Exercise description: Write out the material exactly, with the pictures left out.

Dataset section:
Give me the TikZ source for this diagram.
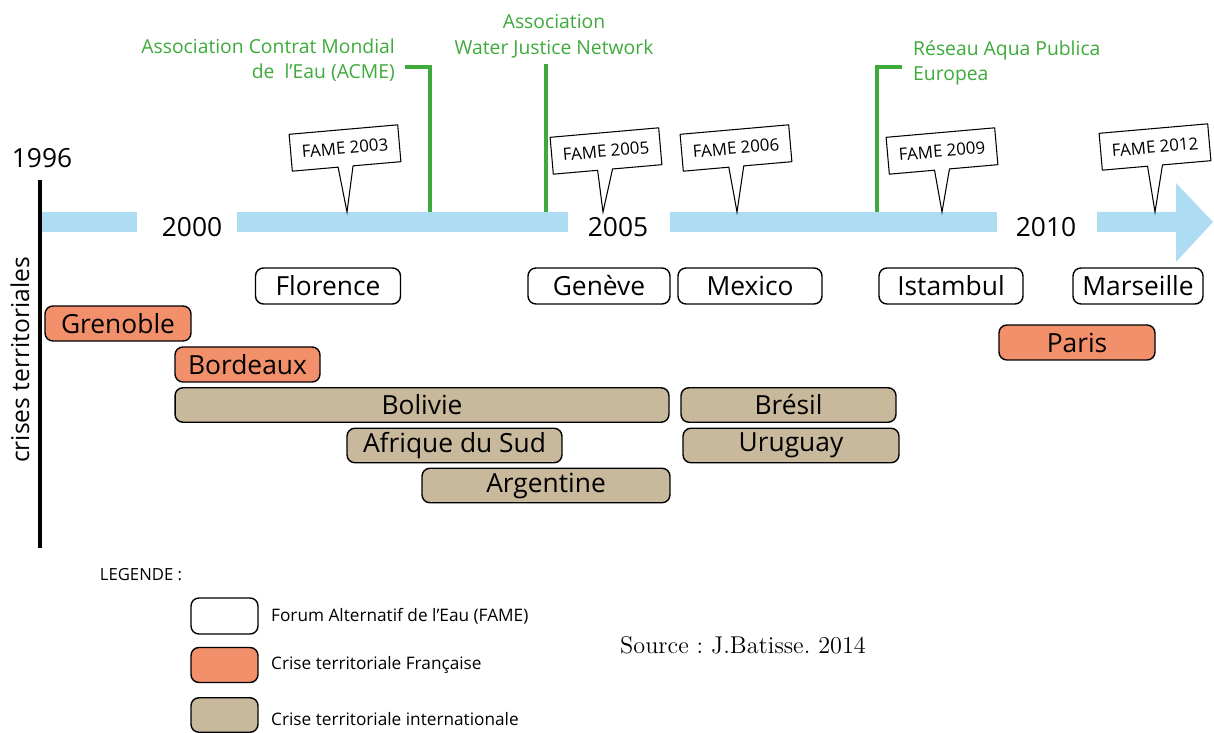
\documentclass[tikz,border=0pt]{standalone}
\usepackage{fontspec}
\setsansfont{Open Sans}
\usetikzlibrary{shapes.callouts}

\definecolor{bandblue}{HTML}{AEDDF3}
\definecolor{crisefr}{HTML}{F1906B}
\definecolor{criseint}{HTML}{C9B99C}
\definecolor{assogreen}{HTML}{3DAA3A}

\begin{document}
\begin{tikzpicture}[x=0.02cm,y=-0.02cm,
	every node/.style={font=\sffamily},
	crisebox/.style={draw,line width=0.8pt,rounded corners=4.5pt,inner sep=1pt,
		font=\sffamily\fontsize{15}{17}\selectfont},
	forum/.style={crisebox,fill=white,minimum height=0.72cm},
	frcrise/.style={crisebox,fill=crisefr,minimum height=0.7cm},
	intcrise/.style={crisebox,fill=criseint,minimum height=0.69cm},
	fame/.style={rectangle callout,draw,fill=white,line width=0.6pt,rotate=5,
		minimum width=2.18cm,minimum height=0.74cm,callout pointer width=0.3cm,
		font=\sffamily\fontsize{9.6}{11}\selectfont},
	asso/.style={assogreen,line width=1.8pt},
	assotext/.style={text=assogreen,font=\sffamily\fontsize{11}{14.5}\selectfont},
	year/.style={font=\sffamily\fontsize{15}{17}\selectfont},
	legtext/.style={font=\sffamily\fontsize{9.8}{11}\selectfont,anchor=west}]

	\useasboundingbox (0,0) rectangle (1214,733);

	% frise
	\fill[bandblue] (42,212) rectangle (137,232);
	\fill[bandblue] (237,212) rectangle (568,232);
	\fill[bandblue] (670,212) rectangle (997,232);
	\fill[bandblue] (1097,212) -- (1176,212) -- (1176,183) -- (1213,222)
		-- (1176,262) -- (1176,232) -- (1097,232) -- cycle;
	\draw[line width=2.3pt] (40,180) -- (40,548);

	\node[year](y1996) at (42,158){1996};
	\node[year](y2000) at (192,227){2000};
	\node[year](y2005) at (618,227){2005};
	\node[year](y2010) at (1046,227){2010};
	\node[rotate=90,font=\sffamily\fontsize{14}{16}\selectfont](axe) at (20,360){crises territoriales};

	% associations
	\node[assotext,align=right,anchor=east](acme) at (401,60){Association Contrat Mondial\\de\ \ l'Eau (ACME)};
	\node[assotext,align=center](wjn) at (554,36){Association\\Water Justice Network};
	\node[assotext,align=left,anchor=west](apu) at (907,63){Réseau Aqua Publica\\Europea};
	\coordinate(k1) at (405,67);
	\coordinate(k2) at (902,67);
	\coordinate(t1) at (430,212);
	\coordinate(t2) at (546,212);
	\coordinate(t3) at (877,212);
	\draw[asso] (k1) -| (t1);
	\draw[asso] (wjn.south -| t2) -- (t2);
	\draw[asso] (k2) -| (t3);

	% FAME
	\coordinate(p2003) at (347,212);
	\coordinate(p2005) at (603,212);
	\coordinate(p2006) at (737,212);
	\coordinate(p2009) at (942,212);
	\coordinate(p2012) at (1155,212);
	\node[fame,callout absolute pointer={(p2003)}](f2003) at (345,148){FAME 2003};
	\node[fame,callout absolute pointer={(p2005)}](f2005) at (606,151){FAME 2005};
	\node[fame,callout absolute pointer={(p2006)}](f2006) at (736,148){FAME 2006};
	\node[fame,callout absolute pointer={(p2009)}](f2009) at (942,151){FAME 2009};
	\node[fame,callout absolute pointer={(p2012)}](f2012) at (1155,147){FAME 2012};

	% forums
	\node[forum,minimum width=2.9cm](flo) at (328,286){Florence};
	\node[forum,minimum width=2.84cm](gen) at (599,286){Genève};
	\node[forum,minimum width=2.88cm](mex) at (750,286){Mexico};
	\node[forum,minimum width=2.88cm](ist) at (951,286){Istambul};
	\node[forum,minimum width=2.6cm](mar) at (1138,286){Marseille};

	% crises
	\node[frcrise,minimum width=2.92cm](gre) at (118,323.5){Grenoble};
	\node[frcrise,minimum width=2.9cm](bor) at (247.5,364.5){Bordeaux};
	\node[frcrise,minimum width=3.12cm](par) at (1077,342.5){Paris};
	\node[intcrise,minimum width=9.88cm](bol) at (422,405){Bolivie};
	\node[intcrise,minimum width=4.3cm](afs) at (454.5,445.5){Afrique du Sud};
	\node[intcrise,minimum width=4.96cm](arg) at (546,485.5){Argentine};
	\node[intcrise,minimum width=4.3cm](bre) at (788.5,405){Brésil};
	\node[intcrise,minimum width=4.32cm](uru) at (791,445.5){Uruguay};

	% legende
	\node[font=\sffamily\fontsize{9.5}{11}\selectfont](leg) at (141,575){LEGENDE :};
	\node[forum,minimum width=1.34cm](l1) at (224.5,616){};
	\node[frcrise,minimum width=1.34cm](l2) at (224.5,665){};
	\node[intcrise,minimum width=1.34cm](l3) at (224.5,715){};
	\node[legtext](lt1) at (265,616){Forum Alternatif de l'Eau (FAME)};
	\node[legtext](lt2) at (265,665){Crise territoriale Française};
	\node[legtext](lt3) at (265,719){Crise territoriale internationale};
	\node[font=\rmfamily\fontsize{13.8}{15}\selectfont\frenchspacing](src) at (743,645){Source : J.Batisse. 2014};

\end{tikzpicture}
\end{document}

The response:
Give me the TikZ source for this diagram.
\documentclass[tikz,border=0pt]{standalone}
\usepackage{fontspec}
\setsansfont{Open Sans}
\usetikzlibrary{shapes.callouts}

\definecolor{bandblue}{HTML}{AEDDF3}
\definecolor{crisefr}{HTML}{F1906B}
\definecolor{criseint}{HTML}{C9B99C}
\definecolor{assogreen}{HTML}{3DAA3A}

\begin{document}
\begin{tikzpicture}[x=0.02cm,y=-0.02cm,
	every node/.style={font=\sffamily},
	crisebox/.style={draw,line width=0.8pt,rounded corners=4.5pt,inner sep=1pt,
		font=\sffamily\fontsize{15}{17}\selectfont},
	forum/.style={crisebox,fill=white,minimum height=0.72cm},
	frcrise/.style={crisebox,fill=crisefr,minimum height=0.7cm},
	intcrise/.style={crisebox,fill=criseint,minimum height=0.69cm},
	fame/.style={rectangle callout,draw,fill=white,line width=0.6pt,rotate=5,
		minimum width=2.18cm,minimum height=0.74cm,callout pointer width=0.3cm,
		font=\sffamily\fontsize{9.6}{11}\selectfont},
	asso/.style={assogreen,line width=1.8pt},
	assotext/.style={text=assogreen,font=\sffamily\fontsize{11}{14.5}\selectfont},
	year/.style={font=\sffamily\fontsize{15}{17}\selectfont},
	legtext/.style={font=\sffamily\fontsize{9.8}{11}\selectfont,anchor=west}]

	\useasboundingbox (0,0) rectangle (1214,733);

	% frise
	\fill[bandblue] (42,212) rectangle (137,232);
	\fill[bandblue] (237,212) rectangle (568,232);
	\fill[bandblue] (670,212) rectangle (997,232);
	\fill[bandblue] (1097,212) -- (1176,212) -- (1176,183) -- (1213,222)
		-- (1176,262) -- (1176,232) -- (1097,232) -- cycle;
	\draw[line width=2.3pt] (40,180) -- (40,548);

	\node[year](y1996) at (42,158){1996};
	\node[year](y2000) at (192,227){2000};
	\node[year](y2005) at (618,227){2005};
	\node[year](y2010) at (1046,227){2010};
	\node[rotate=90,font=\sffamily\fontsize{14}{16}\selectfont](axe) at (20,360){crises territoriales};

	% associations
	\node[assotext,align=right,anchor=east](acme) at (401,60){Association Contrat Mondial\\de\ \ l'Eau (ACME)};
	\node[assotext,align=center](wjn) at (554,36){Association\\Water Justice Network};
	\node[assotext,align=left,anchor=west](apu) at (907,63){Réseau Aqua Publica\\Europea};
	\coordinate(k1) at (405,67);
	\coordinate(k2) at (902,67);
	\coordinate(t1) at (430,212);
	\coordinate(t2) at (546,212);
	\coordinate(t3) at (877,212);
	\draw[asso] (k1) -| (t1);
	\draw[asso] (wjn.south -| t2) -- (t2);
	\draw[asso] (k2) -| (t3);

	% FAME
	\coordinate(p2003) at (347,212);
	\coordinate(p2005) at (603,212);
	\coordinate(p2006) at (737,212);
	\coordinate(p2009) at (942,212);
	\coordinate(p2012) at (1155,212);
	\node[fame,callout absolute pointer={(p2003)}](f2003) at (345,148){FAME 2003};
	\node[fame,callout absolute pointer={(p2005)}](f2005) at (606,151){FAME 2005};
	\node[fame,callout absolute pointer={(p2006)}](f2006) at (736,148){FAME 2006};
	\node[fame,callout absolute pointer={(p2009)}](f2009) at (942,151){FAME 2009};
	\node[fame,callout absolute pointer={(p2012)}](f2012) at (1155,147){FAME 2012};

	% forums
	\node[forum,minimum width=2.9cm](flo) at (328,286){Florence};
	\node[forum,minimum width=2.84cm](gen) at (599,286){Genève};
	\node[forum,minimum width=2.88cm](mex) at (750,286){Mexico};
	\node[forum,minimum width=2.88cm](ist) at (951,286){Istambul};
	\node[forum,minimum width=2.6cm](mar) at (1138,286){Marseille};

	% crises
	\node[frcrise,minimum width=2.92cm](gre) at (118,323.5){Grenoble};
	\node[frcrise,minimum width=2.9cm](bor) at (247.5,364.5){Bordeaux};
	\node[frcrise,minimum width=3.12cm](par) at (1077,342.5){Paris};
	\node[intcrise,minimum width=9.88cm](bol) at (422,405){Bolivie};
	\node[intcrise,minimum width=4.3cm](afs) at (454.5,445.5){Afrique du Sud};
	\node[intcrise,minimum width=4.96cm](arg) at (546,485.5){Argentine};
	\node[intcrise,minimum width=4.3cm](bre) at (788.5,405){Brésil};
	\node[intcrise,minimum width=4.32cm](uru) at (791,445.5){Uruguay};

	% legende
	\node[font=\sffamily\fontsize{9.5}{11}\selectfont](leg) at (141,575){LEGENDE :};
	\node[forum,minimum width=1.34cm](l1) at (224.5,616){};
	\node[frcrise,minimum width=1.34cm](l2) at (224.5,665){};
	\node[intcrise,minimum width=1.34cm](l3) at (224.5,715){};
	\node[legtext](lt1) at (265,616){Forum Alternatif de l'Eau (FAME)};
	\node[legtext](lt2) at (265,665){Crise territoriale Française};
	\node[legtext](lt3) at (265,719){Crise territoriale internationale};
	\node[font=\rmfamily\fontsize{13.8}{15}\selectfont\frenchspacing](src) at (743,645){Source : J.Batisse. 2014};

\end{tikzpicture}
\end{document}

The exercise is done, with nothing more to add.